---- Available data
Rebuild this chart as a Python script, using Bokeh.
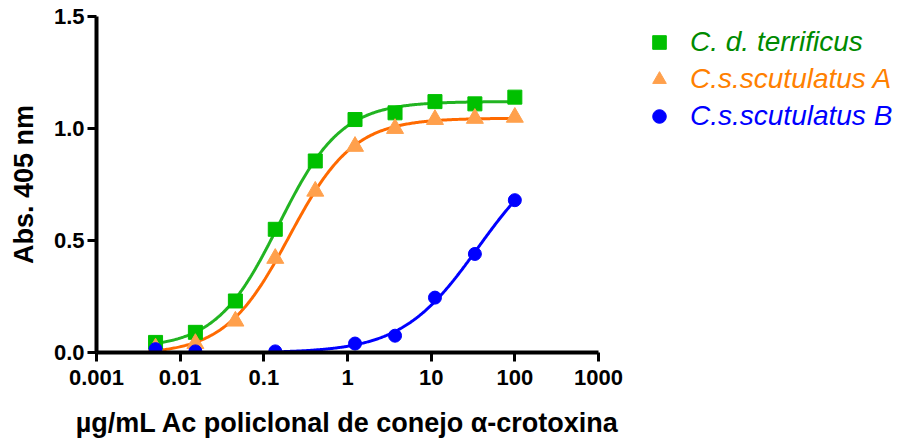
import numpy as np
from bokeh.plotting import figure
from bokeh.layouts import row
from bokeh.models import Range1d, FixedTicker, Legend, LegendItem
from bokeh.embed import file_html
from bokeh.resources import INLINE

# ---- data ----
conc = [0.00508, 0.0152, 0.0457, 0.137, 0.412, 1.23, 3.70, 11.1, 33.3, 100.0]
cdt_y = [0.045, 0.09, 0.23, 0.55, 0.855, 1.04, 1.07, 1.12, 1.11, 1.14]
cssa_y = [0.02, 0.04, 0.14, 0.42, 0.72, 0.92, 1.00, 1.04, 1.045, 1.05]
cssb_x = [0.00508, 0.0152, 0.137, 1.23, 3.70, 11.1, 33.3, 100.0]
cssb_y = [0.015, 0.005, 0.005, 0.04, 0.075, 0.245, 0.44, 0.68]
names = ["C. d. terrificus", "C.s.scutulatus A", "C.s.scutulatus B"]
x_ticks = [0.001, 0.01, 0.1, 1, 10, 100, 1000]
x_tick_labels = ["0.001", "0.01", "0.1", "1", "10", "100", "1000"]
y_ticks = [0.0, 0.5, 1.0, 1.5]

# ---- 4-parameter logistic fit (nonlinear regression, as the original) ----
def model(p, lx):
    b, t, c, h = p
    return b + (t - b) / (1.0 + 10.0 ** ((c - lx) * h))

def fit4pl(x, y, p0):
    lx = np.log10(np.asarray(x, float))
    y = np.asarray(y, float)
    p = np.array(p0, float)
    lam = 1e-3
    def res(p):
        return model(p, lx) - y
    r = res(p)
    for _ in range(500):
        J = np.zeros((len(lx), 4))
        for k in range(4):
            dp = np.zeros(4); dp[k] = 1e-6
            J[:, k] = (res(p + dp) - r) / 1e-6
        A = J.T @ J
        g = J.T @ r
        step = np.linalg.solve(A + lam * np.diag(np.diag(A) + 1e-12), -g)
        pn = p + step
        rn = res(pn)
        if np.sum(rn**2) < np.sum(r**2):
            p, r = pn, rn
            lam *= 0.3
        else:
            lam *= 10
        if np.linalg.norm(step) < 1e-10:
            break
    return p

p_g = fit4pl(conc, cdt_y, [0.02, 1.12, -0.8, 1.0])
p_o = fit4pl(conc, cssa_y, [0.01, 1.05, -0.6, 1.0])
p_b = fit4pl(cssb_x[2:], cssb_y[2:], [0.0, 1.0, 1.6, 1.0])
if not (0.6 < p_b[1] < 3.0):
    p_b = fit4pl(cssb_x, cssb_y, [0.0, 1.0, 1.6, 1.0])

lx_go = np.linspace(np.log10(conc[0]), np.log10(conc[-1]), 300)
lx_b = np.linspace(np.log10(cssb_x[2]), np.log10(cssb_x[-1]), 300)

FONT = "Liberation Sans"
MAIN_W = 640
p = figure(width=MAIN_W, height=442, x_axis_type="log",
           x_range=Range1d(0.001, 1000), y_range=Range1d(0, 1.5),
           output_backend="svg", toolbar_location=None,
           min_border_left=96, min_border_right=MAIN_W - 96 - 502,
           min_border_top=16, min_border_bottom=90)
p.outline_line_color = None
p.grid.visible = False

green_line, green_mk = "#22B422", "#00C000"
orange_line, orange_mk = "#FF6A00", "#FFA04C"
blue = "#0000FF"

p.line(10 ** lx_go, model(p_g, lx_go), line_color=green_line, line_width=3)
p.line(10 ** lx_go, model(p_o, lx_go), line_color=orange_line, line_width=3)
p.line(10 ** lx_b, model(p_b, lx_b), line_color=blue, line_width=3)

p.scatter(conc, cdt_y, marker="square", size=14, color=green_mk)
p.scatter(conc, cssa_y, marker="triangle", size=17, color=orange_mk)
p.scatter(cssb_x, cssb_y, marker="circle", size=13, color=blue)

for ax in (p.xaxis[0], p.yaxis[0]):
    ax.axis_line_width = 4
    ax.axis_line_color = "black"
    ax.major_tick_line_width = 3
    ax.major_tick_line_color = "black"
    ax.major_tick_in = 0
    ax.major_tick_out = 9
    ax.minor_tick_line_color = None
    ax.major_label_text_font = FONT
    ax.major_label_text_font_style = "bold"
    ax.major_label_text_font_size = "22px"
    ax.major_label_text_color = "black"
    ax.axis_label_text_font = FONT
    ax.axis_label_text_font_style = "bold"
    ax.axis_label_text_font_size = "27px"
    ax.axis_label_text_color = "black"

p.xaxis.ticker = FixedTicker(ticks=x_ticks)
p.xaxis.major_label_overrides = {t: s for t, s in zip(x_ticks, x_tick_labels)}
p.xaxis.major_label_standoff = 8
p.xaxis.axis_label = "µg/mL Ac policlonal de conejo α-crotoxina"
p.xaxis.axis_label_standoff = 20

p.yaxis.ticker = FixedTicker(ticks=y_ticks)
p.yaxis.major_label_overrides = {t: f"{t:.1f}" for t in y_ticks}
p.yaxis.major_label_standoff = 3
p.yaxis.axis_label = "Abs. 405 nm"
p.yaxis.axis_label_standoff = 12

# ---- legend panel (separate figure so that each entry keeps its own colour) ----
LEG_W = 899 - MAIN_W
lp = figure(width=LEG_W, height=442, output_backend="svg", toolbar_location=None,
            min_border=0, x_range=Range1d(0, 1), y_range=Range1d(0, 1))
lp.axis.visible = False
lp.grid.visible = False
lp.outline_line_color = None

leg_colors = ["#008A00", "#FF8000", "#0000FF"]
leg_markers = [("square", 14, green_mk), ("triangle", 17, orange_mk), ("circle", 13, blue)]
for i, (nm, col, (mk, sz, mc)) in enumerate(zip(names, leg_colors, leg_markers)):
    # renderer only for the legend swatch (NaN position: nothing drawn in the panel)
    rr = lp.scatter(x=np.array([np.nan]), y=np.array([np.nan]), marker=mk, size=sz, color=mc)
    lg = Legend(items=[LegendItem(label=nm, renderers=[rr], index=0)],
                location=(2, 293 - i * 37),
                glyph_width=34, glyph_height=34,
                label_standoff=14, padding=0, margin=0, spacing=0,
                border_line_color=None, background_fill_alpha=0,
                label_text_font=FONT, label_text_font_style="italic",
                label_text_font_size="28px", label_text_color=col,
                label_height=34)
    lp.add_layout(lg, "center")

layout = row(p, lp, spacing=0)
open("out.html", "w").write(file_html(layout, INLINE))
--------
Task description.
Write out nothing but the lines from the start of the data through the line with "from bokeh.resources import INLINE". Leave out the pictures.

Exercise solution.
Rebuild this chart as a Python script, using Bokeh.
import numpy as np
from bokeh.plotting import figure
from bokeh.layouts import row
from bokeh.models import Range1d, FixedTicker, Legend, LegendItem
from bokeh.embed import file_html
from bokeh.resources import INLINE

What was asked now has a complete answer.